Secondly, the excruciating way his nurses changed his bandages significantly altered the way he thought about the world, he says: "How could people with all this experience and good intentions get something so wrong? That basically fueled the rest of the experiments."
The "rest of the experiments," or at least a lot of them, inform Ariely's book, "Predictably Irrational: The Hidden Forces That Shape Our Decisions" (HarperCollins), published in February. Residing in the United States since 1992, Ariely is the Alfred P. Sloan professor of behavioral economics at the Massachusetts Institute of Technology and a researcher at the Federal Reserve Bank of Boston. He has made the MIT campus his petri dish and the students his variables in an ongoing series of experiments about human behavior.
Among the questions he's exploring: Will undergrads self-regulate without deadlines imposed by a professor? Are they as likely to cheat on a test after reading an honor code? Are they as likely to enforce the use of a condom after watching Internet porn?
No, no and no. After crunching the data stimulated by his experiments, Ariely suggests plausible solutions for those inevitable moments when the human species lobs reason out the window.
Could we use self-imposed deadlines in the health care system to further preventive care? Could the Internal Revenue Service impose an honor code before we file our taxes? Can we learn to predict how we'll react in an aroused or highly emotional state?
Has society integrated any of these suggestions?
"Regrettably, not that much," Ariely says. "Part of the issue is, people believe in standard economic theory, and it's hard to convince them of something new.
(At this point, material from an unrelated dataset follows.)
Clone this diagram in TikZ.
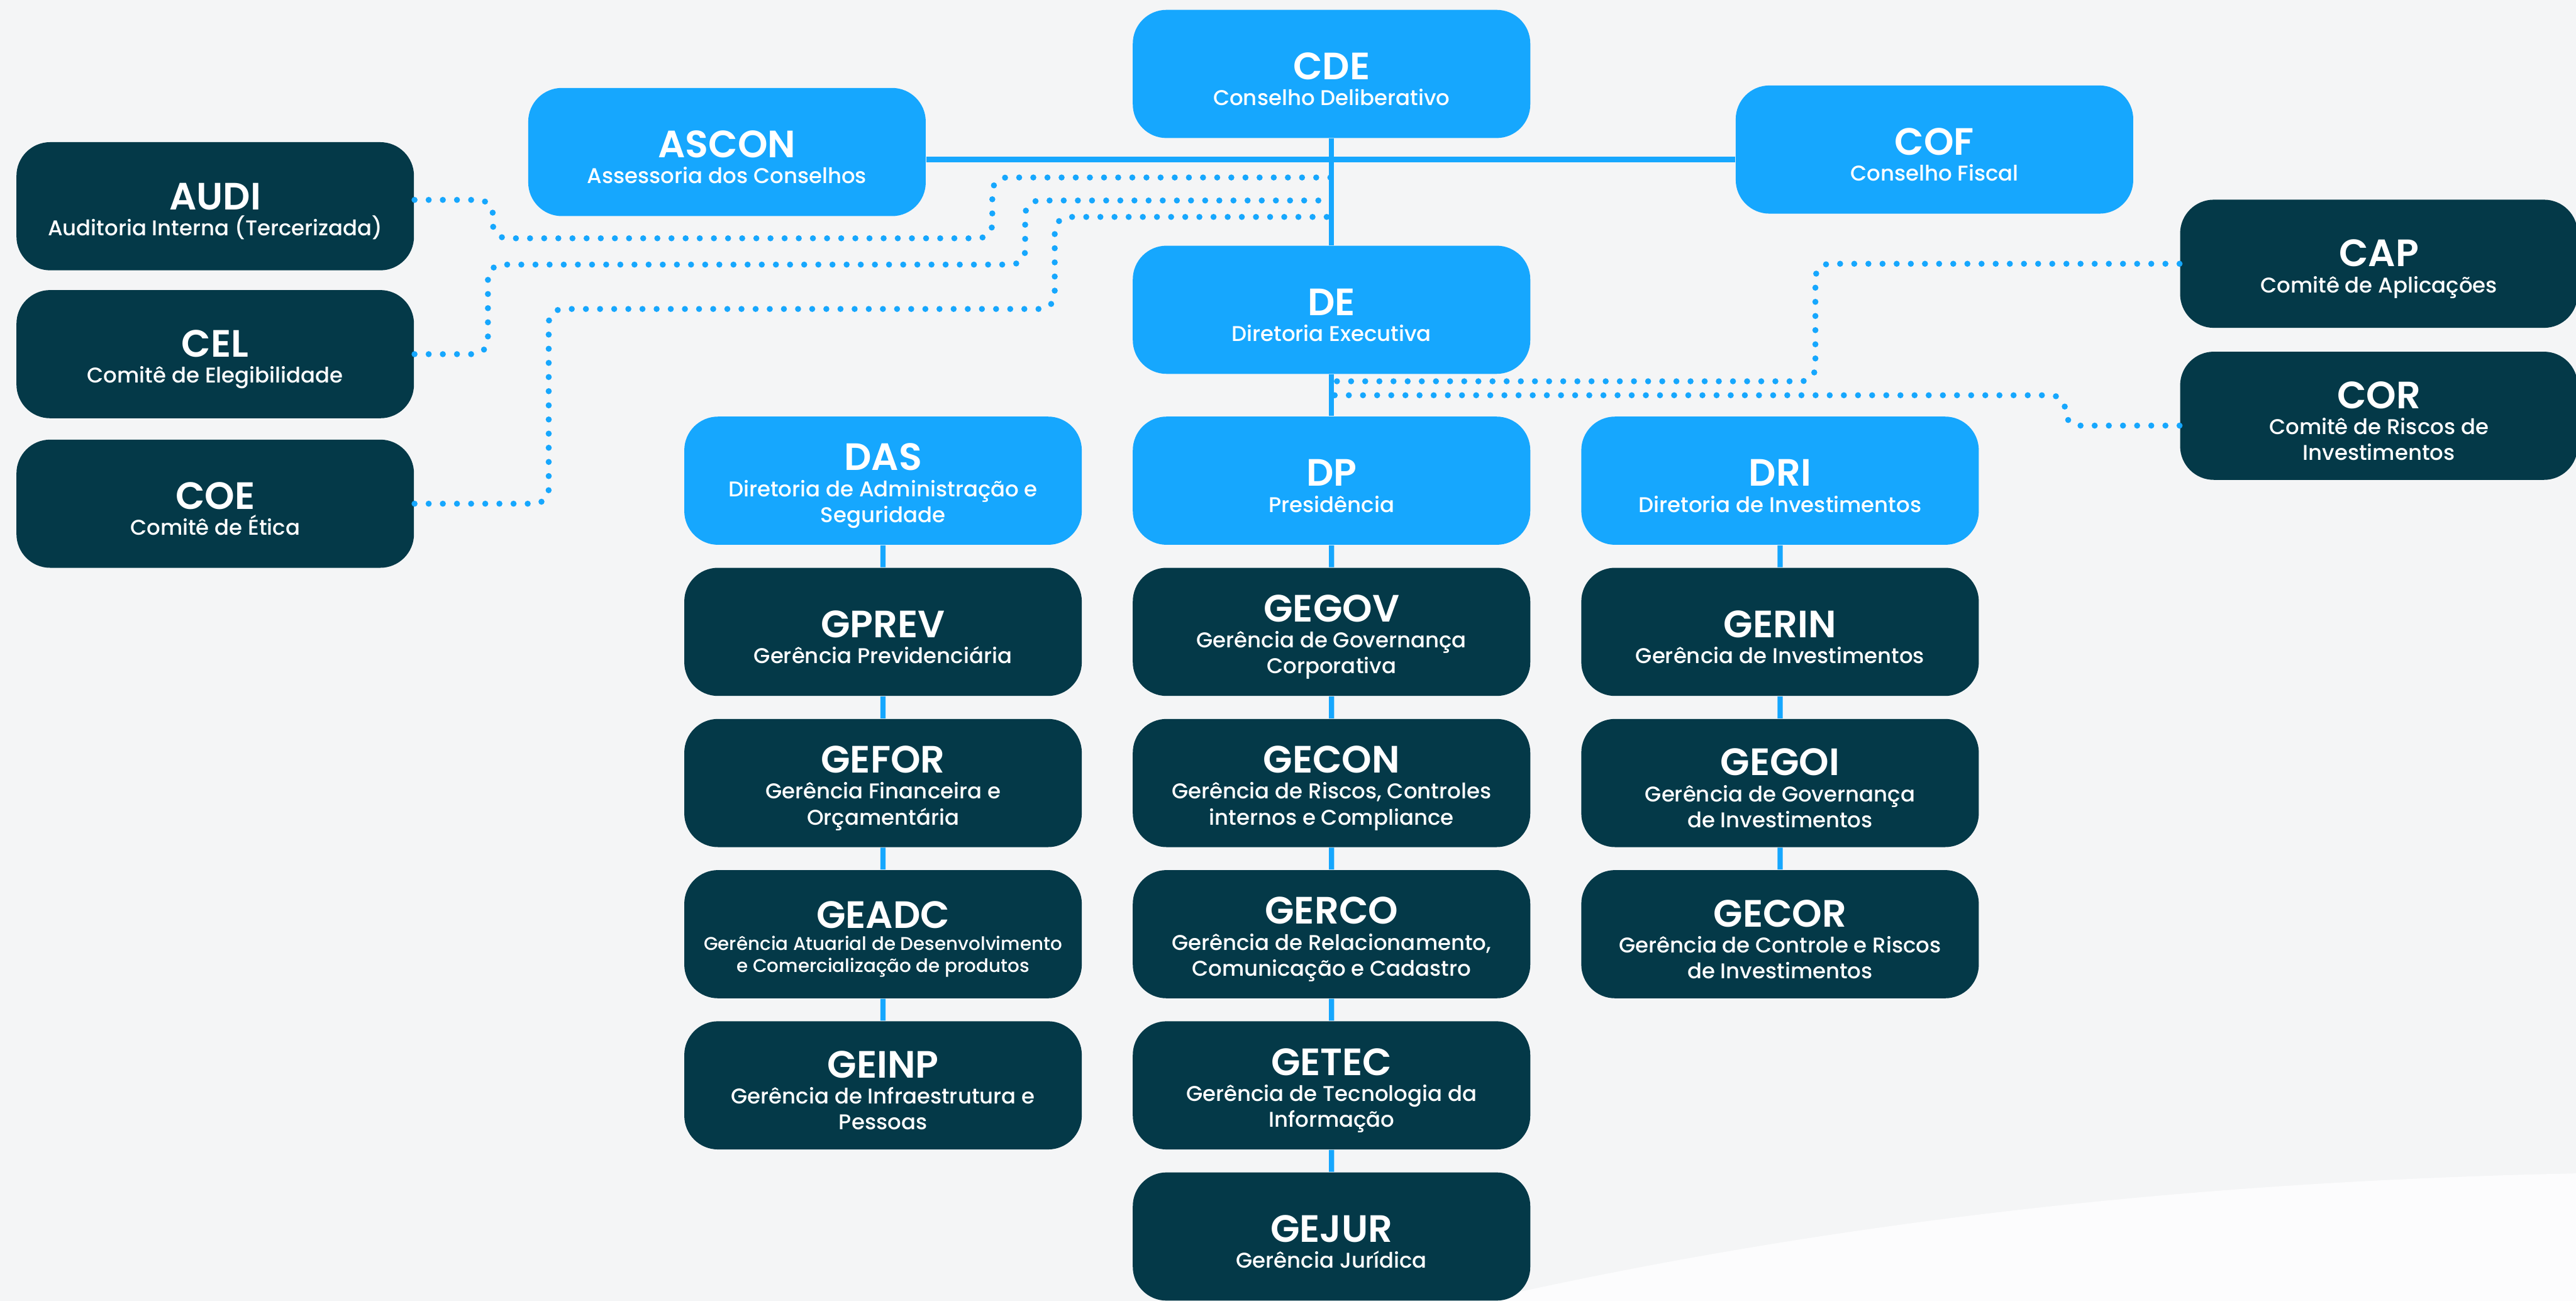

I haven't given up and will continue to try, but it's not that easy."
His current experiments will try to determine whether people in the political arena or the business arena are more apt to cheat and whether language has an impact on morality. So far his findings suggest that people in politics are more apt to persuade themselves to cheat and that when people use sports terminology to describe acts of love, they are more likely to perceive sex as a game.
As a behavioral economist, Ariely is more focused on behavior than economics. "Economics can keep on being economics," he says. "I don't want to revise or change it and I'm not attacking it because I don't think it's wonderful. I'm attacking it because I want us to have a bigger picture of the forces that shape our behavior." As a member of the newly formed Center for Future Banking, which just received a multimillion-dollar grant from Bank of America, Ariely's research centers on how to help people think more carefully about money.
Whether or not it's related to economics, every scenario Ariely observes takes the form of a question. "Unlike what we usually think of classical scientists who have a particular theory or domain," he says, "I look at the world and find things that interest me. There are just so many of them." SDan Ariely will speak and sign his book at the Junior League of Richmond's 63rd Annual Book & Author Dinner Tuesday, May 6, at 7 p.m. at the Greater Richmond Convention Center. Additional authors at the sold-out event include Rick Bragg, Joanne Harris, Ellie Krieger, Min Jin Lee and Cokie Roberts.